Another bad habit WoW particularly has is NPC-worship, especially as the game starts off quite lore-heavy after the various plain Warcraft strategy games. This feature turns up in many of the endgame boss fights — you fight your way to the Big Bad, you go through various stages of the fight, and then LO! a lore NPC turns up and spectacularly saves the day, and gets all the credit and the statues and the like (7). The players are marginalized from the game histories, cut out like Stalin's rejects, and of course it's because all the players have defeated all the threats to the world. Everyone's cabinet has the same trophies. Every game server is witness to the same humdrum triumphs.
In contrast, I am unavoidable reminded of the role-playing tour de force that was Skyrim which, with all the pampering luxury of the single player game, was perhaps the most satisfactory gaming experience I've ever had (or if it wasn't, then it was Morrowind).
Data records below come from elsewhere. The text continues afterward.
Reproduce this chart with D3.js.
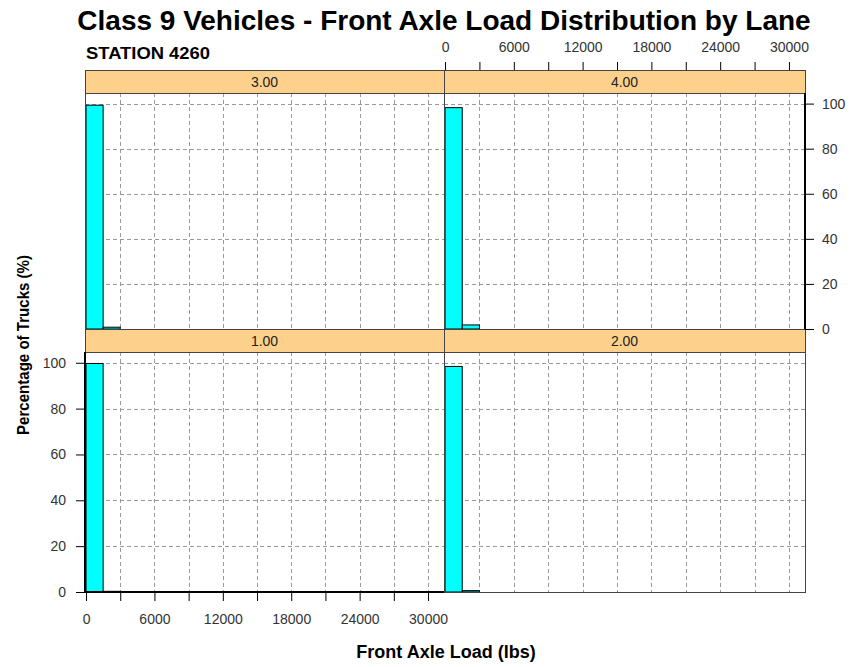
<!DOCTYPE html>
<html>
<head>
<meta charset="utf-8">
<script src="https://cdn.jsdelivr.net/npm/d3@7"></script>
<style>
  html, body { margin: 0; padding: 0; background: #fff; }
  svg { display: block; }
</style>
</head>
<body>
<svg id="chart" width="853" height="667"></svg>
<script>
// Histogram bins of front axle load (lbs), 1500 lb wide, starting at 0
const binStarts = d3.range(0, 31500, 1500);
// Percent of class 9 trucks per bin for each lane (remaining bins are zero)
const lane1 = [99.7, 0.3];
const lane2 = [98.4, 0.6];
const lane3 = [99.3, 0.8];
const lane4 = [98.2, 1.8];
const laneNames = ["1.00", "2.00", "3.00", "4.00"];
const laneValues = [lane1, lane2, lane3, lane4];
const xTicks = d3.range(0, 30001, 3000);
const xLabels = d3.range(0, 30001, 6000);
const yTicks = [0, 20, 40, 60, 80, 100];

const svg = d3.select("#chart");
const font = "'Liberation Sans', Arial, sans-serif";

// Panel grid: two columns, two rows (lanes 1,2 bottom; lanes 3,4 top)
const cols = [[85, 444], [444, 805]];
const rows = [{ strip: [70, 93], plot: [93, 329] }, { strip: [329, 352], plot: [352, 592] }];
const panels = [
  { lane: 2, col: 0, row: 0 },
  { lane: 3, col: 1, row: 0 },
  { lane: 0, col: 0, row: 1 },
  { lane: 1, col: 1, row: 1 }
];
const xDomain = [-90, 31400];
const yDomain = [0, 104.7];

panels.forEach(p => {
  const [x0, x1] = cols[p.col];
  const r = rows[p.row];
  const x = d3.scaleLinear().domain(xDomain).range([x0, x1]);
  const y = d3.scaleLinear().domain(yDomain).range([r.plot[1], r.plot[0]]);
  p.x = x; p.y = y;
  const g = svg.append("g");

  // dashed grid
  g.selectAll("line.vg").data(xTicks.filter(d => d > 0)).join("line")
    .attr("x1", d => Math.round(x(d)) + 0.5).attr("x2", d => Math.round(x(d)) + 0.5)
    .attr("y1", r.plot[0]).attr("y2", r.plot[1])
    .attr("stroke", "#9a9a9a").attr("stroke-dasharray", "4,3");
  g.selectAll("line.hg").data(yTicks.filter(d => d > 0)).join("line")
    .attr("y1", d => Math.round(y(d)) + 0.5).attr("y2", d => Math.round(y(d)) + 0.5)
    .attr("x1", x0).attr("x2", x1)
    .attr("stroke", "#9a9a9a").attr("stroke-dasharray", "4,3");

  // bars
  const vals = binStarts.map((b, i) => ({ b, v: laneValues[p.lane][i] || 0 }));
  g.selectAll("rect.bar").data(vals).join("rect")
    .attr("x", d => x(d.b))
    .attr("width", x(1500) - x(0))
    .attr("y", d => y(d.v))
    .attr("height", d => y(0) - y(d.v))
    .attr("fill", "#00ffff")
    .attr("stroke", "#000").attr("stroke-width", 1);

  // panel border
  g.append("rect").attr("x", x0 + 0.5).attr("y", r.plot[0] + 0.5)
    .attr("width", x1 - x0).attr("height", r.plot[1] - r.plot[0])
    .attr("fill", "none").attr("stroke", "#444");

  // strip
  g.append("rect").attr("x", x0 + 0.5).attr("y", r.strip[0] + 0.5)
    .attr("width", x1 - x0).attr("height", r.strip[1] - r.strip[0])
    .attr("fill", "#fdd18c").attr("stroke", "#444");
  g.append("text").attr("x", (x0 + x1) / 2).attr("y", (r.strip[0] + r.strip[1]) / 2 + 5)
    .attr("text-anchor", "middle").attr("font-family", font).attr("font-size", 14)
    .attr("fill", "#222").text(laneNames[p.lane]);
});

const fmt = d => (xLabels.includes(d) ? d3.format("d")(d) : "");

function styleAxis(a) {
  a.select(".domain").remove();
  a.selectAll(".tick line").attr("stroke", "#000");
  a.selectAll(".tick text").attr("font-family", font).attr("font-size", 14).attr("fill", "#333");
}

// bottom axis (lane 1 panel)
const pBL = panels[2];
svg.append("g").attr("transform", `translate(0,${rows[1].plot[1]})`)
  .call(d3.axisBottom(pBL.x).tickValues(xTicks).tickFormat(fmt).tickSize(9).tickPadding(13))
  .call(styleAxis);
// left axis (lane 1 panel)
svg.append("g").attr("transform", `translate(${cols[0][0]},0)`)
  .call(d3.axisLeft(pBL.y).tickValues(yTicks).tickSize(9).tickPadding(10))
  .call(styleAxis);
// top axis (lane 4 panel)
const pTR = panels[1];
svg.append("g").attr("transform", `translate(0,${rows[0].strip[0]})`)
  .call(d3.axisTop(pTR.x).tickValues(xTicks).tickFormat(fmt).tickSize(8).tickPadding(10))
  .call(styleAxis);
// right axis (lane 4 panel)
svg.append("g").attr("transform", `translate(${cols[1][1]},0)`)
  .call(d3.axisRight(pTR.y).tickValues(yTicks).tickSize(9).tickPadding(8))
  .call(styleAxis);

// heavy axis lines
const axisLines = [
  [cols[0][0], rows[1].plot[0], cols[0][0], rows[1].plot[1]],
  [cols[0][0], rows[1].plot[1], cols[0][1], rows[1].plot[1]],
  [cols[1][1], rows[0].plot[0], cols[1][1], rows[0].plot[1]]
];
svg.selectAll("line.ax").data(axisLines).join("line")
  .attr("x1", d => d[0]).attr("y1", d => d[1]).attr("x2", d => d[2]).attr("y2", d => d[3])
  .attr("stroke", "#000").attr("stroke-width", 2);

// titles
svg.append("text").attr("x", 444).attr("y", 30).attr("text-anchor", "middle")
  .attr("font-family", font).attr("font-weight", "bold").attr("font-size", 28)
  .attr("fill", "#000").text("Class 9 Vehicles - Front Axle Load Distribution by Lane");
svg.append("text").attr("x", 86).attr("y", 59)
  .attr("font-family", font).attr("font-weight", "bold").attr("font-size", 17)
  .attr("textLength", 124).attr("lengthAdjust", "spacingAndGlyphs")
  .attr("fill", "#000").text("STATION 4260");
svg.append("text").attr("x", 446).attr("y", 658).attr("text-anchor", "middle")
  .attr("font-family", font).attr("font-weight", "bold").attr("font-size", 18)
  .attr("fill", "#000").text("Front Axle Load (lbs)");
svg.append("text").attr("transform", "translate(29,345) rotate(-90)").attr("text-anchor", "middle")
  .attr("font-family", font).attr("font-weight", "bold").attr("font-size", 17)
  .attr("textLength", 180).attr("lengthAdjust", "spacingAndGlyphs")
  .attr("fill", "#000").text("Percentage of Trucks (%)");
</script>
</body>
</html>
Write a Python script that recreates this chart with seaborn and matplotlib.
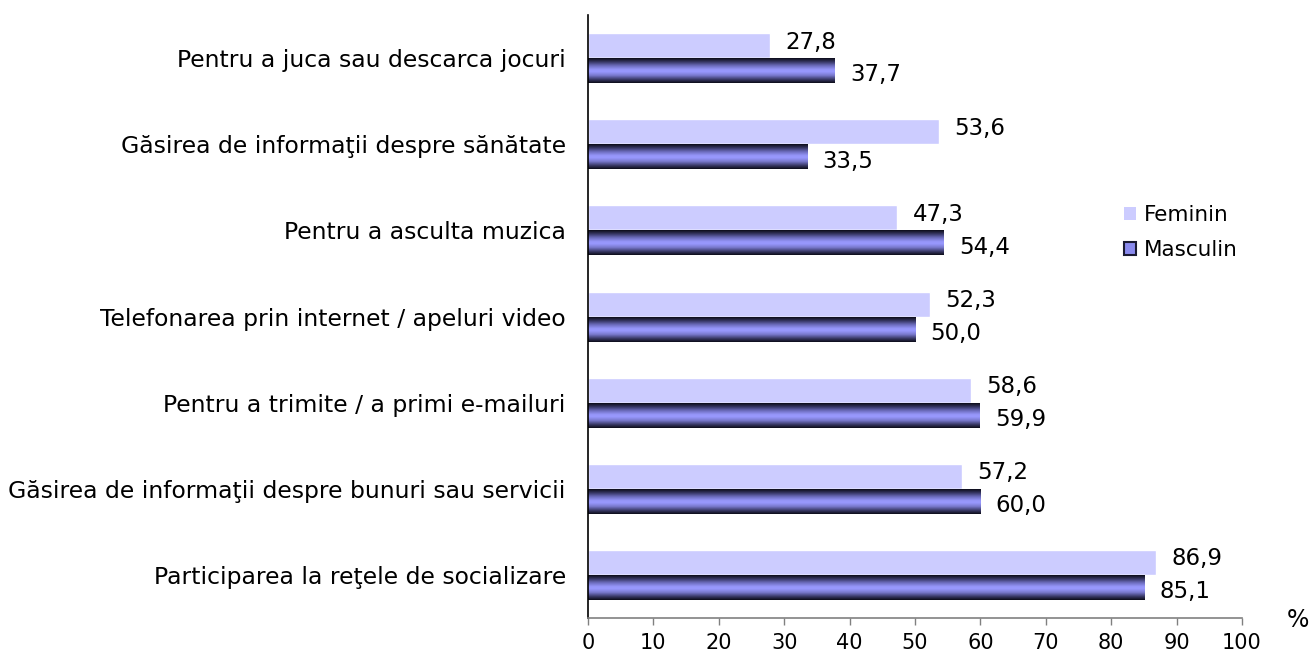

I remember thinking "I wish this was an MMO" because I wanted to share what was happening to me, and not just in a water-cooler sort of way. And although there is an Elder Scrolls MMO in the works, I don't really hold out much hope. What is good about the one is anathema to the other, unless they change the mould.
Is there any way to solve this one for an MMO? Some thoughts:
- Have player-specific quests. OK, the Skyrim Radiant random quest thing got old after a while, but instead of sending every player to the same place to kill the same bandit, generate a random target, and a random place — or trail of places.
- have player-specific plots. SW:TOR does this at the class level, which is still a whole lot better than most. On the general "there are only X many stories in the world" principle, however, as part of character generation you could set an aim — revenge, rescue, discovery, secret past, whatever, and the game could sporadically throw quests your way that related to that theme — so that maybe along with its +19 Endearing Sword of the Kazoo, that boss just dropped a letter giving you the last known location of your missing brother. and when you accomplished that one, you could choose a new motivation. Or something.
- have player-driven worlds. It should be possible for the mass of player action to determine the dénouement of large scale events in the game. Let's say there are some warring factions in the world (not factions that players are locked into) — if more players help one than the other, that faction might advance, kill important NPCs, take new territory — in the simplest example I could think of. This would work as a device only if the players were free to choose — i.e. no Red vs Blue. Anyway, if the game had multiple servers, each server would develop its own history over time. If you were really daring you could experiment with an MMO arc of a fixed duration, a cycle of the world, a generation of its inhabitants, and at the end, everyone gets old and passes on to new characters in a world that has been shaped by the actions of their predecessors. But that's just crazy talk…
(6) although I have in my time mocked a friend who desperately had to log onto Eve to buy insurance for his starship. Insurance! In a game!
(7) Again see "The Indecipherables" from "What a Long Strange Trip it's Been.
People have tried both of those models before.
If you try to have the players affect the world, you get the Scarab Lord problem — only the most dedicated players willing to do stupid things ever get near your world-affecting content, everyone else is left out and just sees the server crashing. Or you have to make _loads_ more content and it just doesn't scale.